Instructions for the task: Faithfully return all lines, omitting every embedded picture.

------------------------------------------------

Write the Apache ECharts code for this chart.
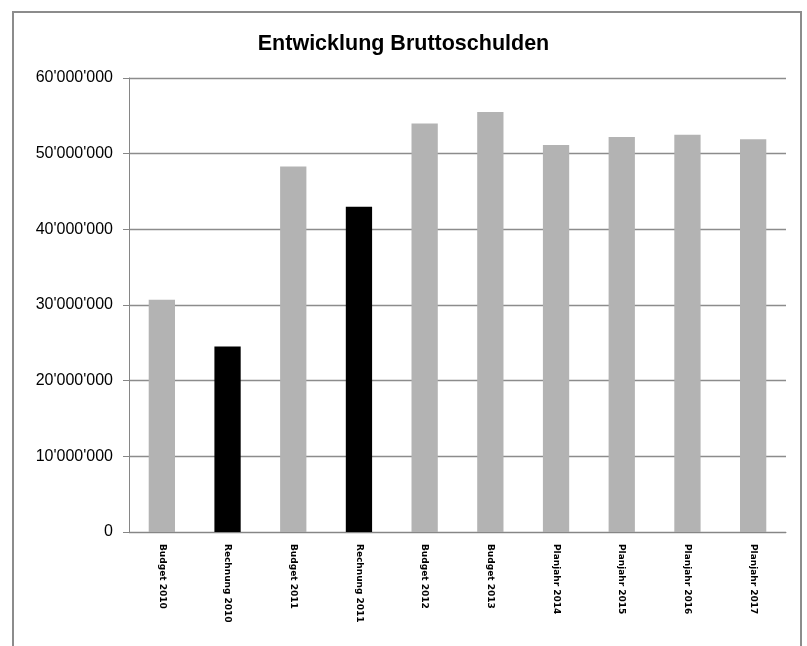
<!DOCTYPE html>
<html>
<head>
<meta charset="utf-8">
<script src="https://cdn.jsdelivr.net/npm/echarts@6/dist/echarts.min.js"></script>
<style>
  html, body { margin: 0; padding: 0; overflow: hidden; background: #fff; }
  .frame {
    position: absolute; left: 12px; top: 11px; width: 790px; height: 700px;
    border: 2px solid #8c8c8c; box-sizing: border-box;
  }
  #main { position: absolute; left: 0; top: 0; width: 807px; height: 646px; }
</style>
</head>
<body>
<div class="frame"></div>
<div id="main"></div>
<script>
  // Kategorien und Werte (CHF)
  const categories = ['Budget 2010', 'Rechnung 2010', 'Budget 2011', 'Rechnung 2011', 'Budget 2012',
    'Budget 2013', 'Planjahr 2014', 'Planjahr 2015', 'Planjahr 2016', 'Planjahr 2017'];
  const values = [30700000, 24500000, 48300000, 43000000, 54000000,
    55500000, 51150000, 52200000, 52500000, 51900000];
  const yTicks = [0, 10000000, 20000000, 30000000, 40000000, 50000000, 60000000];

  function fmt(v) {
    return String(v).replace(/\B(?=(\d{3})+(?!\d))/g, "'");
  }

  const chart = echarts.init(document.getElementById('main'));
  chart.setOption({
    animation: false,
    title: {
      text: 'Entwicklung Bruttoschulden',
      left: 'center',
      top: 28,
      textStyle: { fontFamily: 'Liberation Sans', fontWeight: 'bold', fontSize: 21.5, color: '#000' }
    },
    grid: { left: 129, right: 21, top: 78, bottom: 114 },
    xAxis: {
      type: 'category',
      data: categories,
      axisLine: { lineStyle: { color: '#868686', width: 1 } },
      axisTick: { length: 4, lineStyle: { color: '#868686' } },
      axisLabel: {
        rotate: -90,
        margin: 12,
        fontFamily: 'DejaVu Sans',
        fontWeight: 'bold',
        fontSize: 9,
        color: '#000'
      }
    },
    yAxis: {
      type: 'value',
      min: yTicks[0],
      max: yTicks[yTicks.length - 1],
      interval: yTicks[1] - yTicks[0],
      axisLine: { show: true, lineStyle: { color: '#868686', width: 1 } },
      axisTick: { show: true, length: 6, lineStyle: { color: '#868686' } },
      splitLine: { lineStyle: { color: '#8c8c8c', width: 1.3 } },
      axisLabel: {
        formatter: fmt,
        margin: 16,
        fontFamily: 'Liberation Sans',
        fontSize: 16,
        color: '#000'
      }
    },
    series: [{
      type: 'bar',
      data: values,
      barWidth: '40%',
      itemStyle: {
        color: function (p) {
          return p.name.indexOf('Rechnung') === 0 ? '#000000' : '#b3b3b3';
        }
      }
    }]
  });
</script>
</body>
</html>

------------------------------------------------

Right answer:
Write the Apache ECharts code for this chart.
<!DOCTYPE html>
<html>
<head>
<meta charset="utf-8">
<script src="https://cdn.jsdelivr.net/npm/echarts@6/dist/echarts.min.js"></script>
<style>
  html, body { margin: 0; padding: 0; overflow: hidden; background: #fff; }
  .frame {
    position: absolute; left: 12px; top: 11px; width: 790px; height: 700px;
    border: 2px solid #8c8c8c; box-sizing: border-box;
  }
  #main { position: absolute; left: 0; top: 0; width: 807px; height: 646px; }
</style>
</head>
<body>
<div class="frame"></div>
<div id="main"></div>
<script>
  // Kategorien und Werte (CHF)
  const categories = ['Budget 2010', 'Rechnung 2010', 'Budget 2011', 'Rechnung 2011', 'Budget 2012',
    'Budget 2013', 'Planjahr 2014', 'Planjahr 2015', 'Planjahr 2016', 'Planjahr 2017'];
  const values = [30700000, 24500000, 48300000, 43000000, 54000000,
    55500000, 51150000, 52200000, 52500000, 51900000];
  const yTicks = [0, 10000000, 20000000, 30000000, 40000000, 50000000, 60000000];

  function fmt(v) {
    return String(v).replace(/\B(?=(\d{3})+(?!\d))/g, "'");
  }

  const chart = echarts.init(document.getElementById('main'));
  chart.setOption({
    animation: false,
    title: {
      text: 'Entwicklung Bruttoschulden',
      left: 'center',
      top: 28,
      textStyle: { fontFamily: 'Liberation Sans', fontWeight: 'bold', fontSize: 21.5, color: '#000' }
    },
    grid: { left: 129, right: 21, top: 78, bottom: 114 },
    xAxis: {
      type: 'category',
      data: categories,
      axisLine: { lineStyle: { color: '#868686', width: 1 } },
      axisTick: { length: 4, lineStyle: { color: '#868686' } },
      axisLabel: {
        rotate: -90,
        margin: 12,
        fontFamily: 'DejaVu Sans',
        fontWeight: 'bold',
        fontSize: 9,
        color: '#000'
      }
    },
    yAxis: {
      type: 'value',
      min: yTicks[0],
      max: yTicks[yTicks.length - 1],
      interval: yTicks[1] - yTicks[0],
      axisLine: { show: true, lineStyle: { color: '#868686', width: 1 } },
      axisTick: { show: true, length: 6, lineStyle: { color: '#868686' } },
      splitLine: { lineStyle: { color: '#8c8c8c', width: 1.3 } },
      axisLabel: {
        formatter: fmt,
        margin: 16,
        fontFamily: 'Liberation Sans',
        fontSize: 16,
        color: '#000'
      }
    },
    series: [{
      type: 'bar',
      data: values,
      barWidth: '40%',
      itemStyle: {
        color: function (p) {
          return p.name.indexOf('Rechnung') === 0 ? '#000000' : '#b3b3b3';
        }
      }
    }]
  });
</script>
</body>
</html>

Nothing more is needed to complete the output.